普通に面白い作品であったよ。日本公開が急に決まってろくに宣伝されてないような気がするが、IMAXの空き状況にあわせて公開されたのかな。
- ホラー作品としてみれば「フロム・ダスク・ティル・ドーン」に近いのかな。怪物たちに襲われる酒場での一夜の攻防を描いた内容ではあるわけだが、アメリカ南部における黒人文化を守り通すことをテーマにした秀作。パーティーへの準備と盛り上がりまでの過程は「SMALL AXE」の第2話目、ジャマイカ系移民がサウンドシステムを持ち込んでパーティーを開催するエピソードに通じるものがあると思いました。
- そんな黒人たちを狙うのがアイリッシュ系の吸血鬼たちということで、個人的にはこっちのほうに興味を持ったな。アメリカにおけるマイノリティ同士が殺し合うという皮肉があるわけだが、その一方でどちらも自分達のルーツの音楽は愛しているという共通点がある。ヴァン・モリソンだっけ?が言っていた、ロックンロールはケルト音楽と黒人音楽がアメリカで融合して生まれたという言葉を連想した。まあ公民権運動の際に黒人を最後まで差別したのは、かつて自分達が虐げられてきたアイルランド系移民だったのだけど。

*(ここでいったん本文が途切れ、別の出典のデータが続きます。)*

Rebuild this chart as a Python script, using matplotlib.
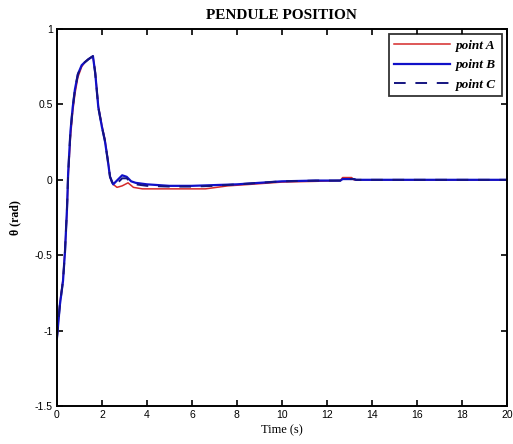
import numpy as np
import matplotlib.pyplot as plt

plt.rcParams['font.family'] = ['Liberation Serif', 'DejaVu Serif']

# time samples (s)
t_a = [0, 0.13, 0.27, 0.36, 0.45, 0.5, 0.6, 0.7, 0.8, 0.93, 1.1, 1.24, 1.4, 1.6, 1.7,
       1.84, 2.0, 2.13, 2.25, 2.36, 2.5, 2.67, 2.9, 3.16, 3.4, 3.8, 4.5, 5.5, 6.6, 7.6,
       8.6, 10, 11.5, 12.6, 12.7, 13.1, 13.2, 14, 20]
theta_a = [-1.05, -0.82, -0.66, -0.46, -0.2, 0.02, 0.28, 0.45, 0.57, 0.68, 0.75, 0.78, 0.8,
           0.82, 0.72, 0.49, 0.36, 0.27, 0.15, 0.02, -0.03, -0.05, -0.04, -0.02, -0.05, -0.06,
           -0.06, -0.06, -0.06, -0.04, -0.03, -0.015, -0.01, -0.005, 0.015, 0.015, 0.0, 0.0, 0.0]

t_b = [0, 0.13, 0.27, 0.36, 0.45, 0.5, 0.6, 0.7, 0.8, 0.93, 1.1, 1.24, 1.4, 1.6, 1.7,
       1.84, 2.0, 2.13, 2.25, 2.36, 2.5, 2.7, 2.9, 3.1, 3.3, 3.5, 4, 5, 6, 7, 8, 9, 10,
       11.5, 12.6, 12.7, 13.2, 13.3, 20]
theta_b = [-1.05, -0.83, -0.67, -0.47, -0.18, 0.05, 0.32, 0.48, 0.6, 0.7, 0.76, 0.78, 0.8,
           0.82, 0.71, 0.48, 0.35, 0.26, 0.14, 0.02, -0.03, 0.0, 0.03, 0.02, -0.01, -0.02,
           -0.03, -0.04, -0.04, -0.035, -0.03, -0.02, -0.01, -0.005, -0.005, 0.005, 0.005,
           0.0, 0.0]

t_c = t_b
theta_c = [-1.05, -0.83, -0.67, -0.47, -0.18, 0.05, 0.32, 0.48, 0.6, 0.7, 0.76, 0.78, 0.8,
           0.82, 0.71, 0.48, 0.35, 0.26, 0.14, 0.02, -0.04, -0.02, 0.01, 0.01, -0.02, -0.03,
           -0.04, -0.045, -0.045, -0.04, -0.03, -0.02, -0.01, -0.005, -0.005, 0.005, 0.005,
           0.0, 0.0]

fig = plt.figure(figsize=(5.13, 4.44), dpi=100)
ax = fig.add_axes([0.111, 0.0856, 0.877, 0.849])

ax.plot(t_a, theta_a, color='#d42a2a', lw=1.1, label='point A')
ax.plot(t_b, theta_b, color='#1010c8', lw=1.6, label='point B')
ax.plot(t_c, theta_c, color='#141480', lw=1.4, ls=(0, (6, 5)), label='point C')

ax.set_xlim(0, 20)
ax.set_ylim(-1.5, 1)
ax.set_xticks(np.arange(0, 21, 2))
ax.set_yticks([-1.5, -1, -0.5, 0, 0.5, 1])
ax.set_yticklabels(['-1.5', '-1', '-0.5', '0', '0.5', '1'])
ax.tick_params(direction='in', top=True, right=True, labelsize=7.5, length=4, width=1.2,
               pad=3)
for lab in ax.get_xticklabels() + ax.get_yticklabels():
    lab.set_family(['Liberation Sans', 'DejaVu Sans'])
for s in ax.spines.values():
    s.set_linewidth(1.4)

ax.set_title('PENDULE POSITION', fontsize=11, fontweight='bold', pad=7)
ax.set_xlabel('Time (s)', fontsize=9, labelpad=3)
ax.set_ylabel('θ (rad)', fontsize=8.5, fontweight='bold', labelpad=10)

leg = ax.legend(loc='upper right', frameon=True, fancybox=False,
                edgecolor='black', handlelength=4.2, borderaxespad=0.4,
                labelspacing=0.55, handletextpad=0.5,
                prop={'style': 'italic', 'weight': 'bold', 'size': 9.5})
leg.get_frame().set_linewidth(1.3)

fig.savefig('out.png', dpi=100)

- マイノリティといえば、IMDBのトリビアによると劇中に出てくる中国系の店は実際にあったものをモデルにしていて、通りを挟んで片方では黒人相手に商売をして、もう片方では白人を相手にしていたそうな。面白い。
- ケルト系の吸血鬼といえば「プリーチャー」のキャシディでしょ、というわけであのマンガにインスパイアされてるのかなとも思ったけどその証拠は見当たらず。よく聞き取れなかったけど、劇中でキリスト教の祈りに対して「俺らを追い出した連中の言葉だ」とか言ってたのはケルト人がローマ人に侵攻されたことを言ってたんだろうか。
- 役者はマイケル・B・ジョーダンが相変わらず手慣れているなと。ただし主人公ふたりがよく似ていて、帽子の色でしか区別つかないから序盤はどっちがどっちだか分からないシーンもいくつかあり。あとは個人的にデルロイ・リンドーを見たのが久しぶりで、いい俳優だよねえ。
- 普通に手堅い作りで楽しめる作品だった。アメリカでもヒットしたそうで、フランチャイズに頼らなくてもいい作品なら稼げることを証明したのではないか。